The player who epitomized the schizophrenic nature of the two performances most was Shinji Kagawa. The Man. The Myth. Everyone knows how magnificent a footballer he is but few have actually seen it. “Everybody keeps telling me how good he is”, said David Moyes before the home game against Leverkusen, a line he repeated again more recently. He too, it would seem, has been puzzled by the massive performance gap between ‘Shinji The Bundesliga Slayer’, ‘The Maradona of Mount Fuji’, and the gifted but ineffectual and lightweight mouse we see lineup for United most weeks. “He’s being played out of position”, the dissenters cry. “He must be tired, unfit, feeling wasted and unloved.” “He’s world class.” For eighteen months I’ve bought that line. I saw him at Dortmund, a barnstorming, counter-attacking, goal-scoring, Tasmanian Devil of a footballer. When we signed him in 2011 it was a rare case of a player who I yearned for at my club actually being signed. I spent July of that year with a permanent goofy grin on my face. And then I waited.

And waited.

And then came Norwich at home last season. The Myth became reality as he tormented the hapless Canaries, scoring a technically beautiful hat trick. HE, The Slayer, had arrived. And then I waited again.

And waited.

Months and months. Until last Wednesday. The Nippon Messi was back, ripping Leverkusen to shreds. Now was his time. And I waited.

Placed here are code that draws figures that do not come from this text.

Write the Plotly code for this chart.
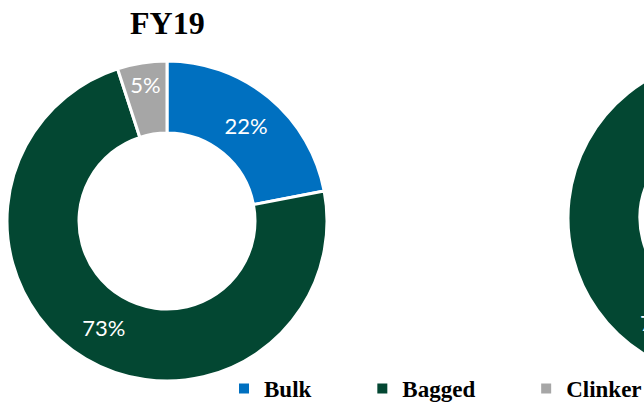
import plotly.graph_objects as go

categories = ["Bulk", "Bagged", "Clinker"]
fy19_values = [22, 73, 5]
fy20_values = [23, 72, 5]
titles = ["FY19", "FY20"]
colors = ["#0070C0", "#034732", "#A6A6A6"]

W, H = 895, 410
PAD = "\u00a0" * 8
legend_names = [c + PAD for c in categories]

def px_dom(cx, cy, r):
    return dict(x=[(cx - r) / W, (cx + r) / W], y=[(H - cy - r) / H, (H - cy + r) / H])

fig = go.Figure()
for vals, dom, show in [(fy19_values, px_dom(167, 221, 160), True),
                        (fy20_values, px_dom(728, 218, 160), False)]:
    fig.add_trace(go.Pie(
        labels=legend_names, values=vals, hole=0.55, sort=False,
        direction="clockwise", rotation=0, domain=dom,
        marker=dict(colors=colors, line=dict(color="white", width=3)),
        texttemplate="%{value}%", textposition="inside",
        insidetextorientation="horizontal",
        textfont=dict(color="white", size=22, family="Lato"),
        hoverinfo="label+percent", showlegend=show,
    ))

for t, cx in zip(titles, [167, 728]):
    fig.add_annotation(text="<b>" + t + "</b>", x=cx / W, y=(H - 23) / H,
                       xref="paper", yref="paper", showarrow=False,
                       xanchor="center", yanchor="middle",
                       font=dict(family="Liberation Serif", size=32, color="black"))

fig.update_layout(
    width=W, height=H, margin=dict(l=0, r=0, t=0, b=0),
    paper_bgcolor="white", plot_bgcolor="white",
    legend=dict(orientation="h", x=224 / W, xanchor="left",
                y=0, yanchor="bottom", bgcolor="rgba(0,0,0,0)",
                font=dict(family="Liberation Serif", size=23, color="black",
                          weight="bold"),
                itemsizing="constant", traceorder="normal"),
)

fig.write_html("out.html", post_script=(
    "document.body.style.margin='0';"
    "document.body.style.overflow='hidden';"
    "document.documentElement.style.overflow='hidden';"))
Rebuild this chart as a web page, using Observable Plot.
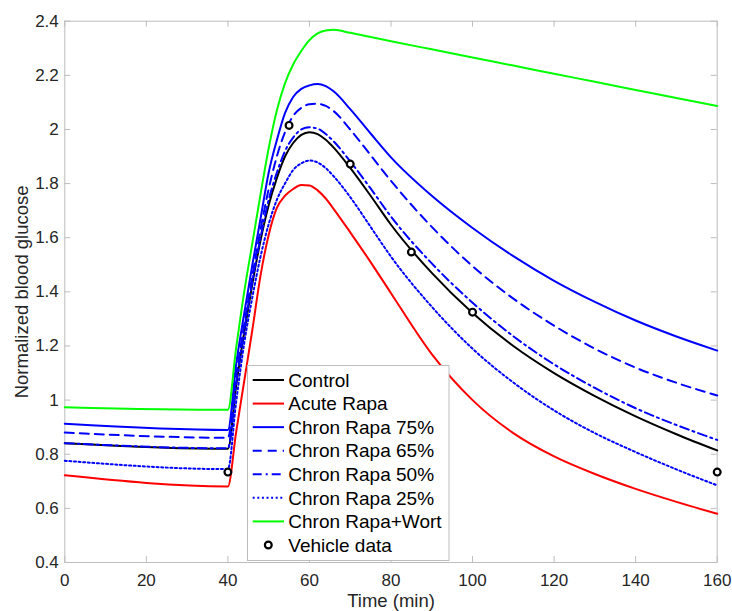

Only four days this time. And in front of my eyes The Slayer disappeared again in a puff of smoke, unable to find or utilize space, both on the left or behind Rooney. And the penny dropped. In the wide open spaces of the Bundesliga, or against occasionally tactically inept domestic opposition, he can shine, but he’s been unable to find that space and impose himself on a game in the frenetic, suffocating atmosphere of the Premier League. Great players adapt in time and he hasn’t. No more excuses, positional, physical or emotional (and that applies to you too, Mr Klopp). He’s said himself several times that he hasn’t played well enough and it’s time that we listened and took him at his word. It’s ok to hope that he’ll still prove his own worth and explode as we all imagined, but it’s time to stop peddling The Myth. No more criticizing Moyes for not playing him, claiming that he’s driving Kagawa away or making excuses for another anonymous performance. He has to prove that he’s good enough for Moyes and Manchester United, not the other way around.

Most United fans, consciously or otherwise, have their on-pitch scapegoats for the team’s current failings. I don’t rate Tom Cleverley at all and often single him out when others have been ineffectual too. For some it’s Danny Welbeck, Nani or Marouane Fellaini. And yet Kagawa’s performances in the last 18 months have been little better. But he has protected status, based purely around the hipster created Myth of Shinji, football genius. It’s time to demand more of him and if he can’t meet those demands then he’ll probably leave in the summer. He has beautiful touch and technique. There’s a footballer in there somewhere, but short flashes aside isn’t proving his worth. If he can’t and he goes it will be his loss, not Manchester United’s. It’s time for The Myth to make his entrance or quietly leave the building.

PS: that tackle by Nemanja Vidic in the build up to United winning the penalty at White Hart Lane was football porn. ‘ave it!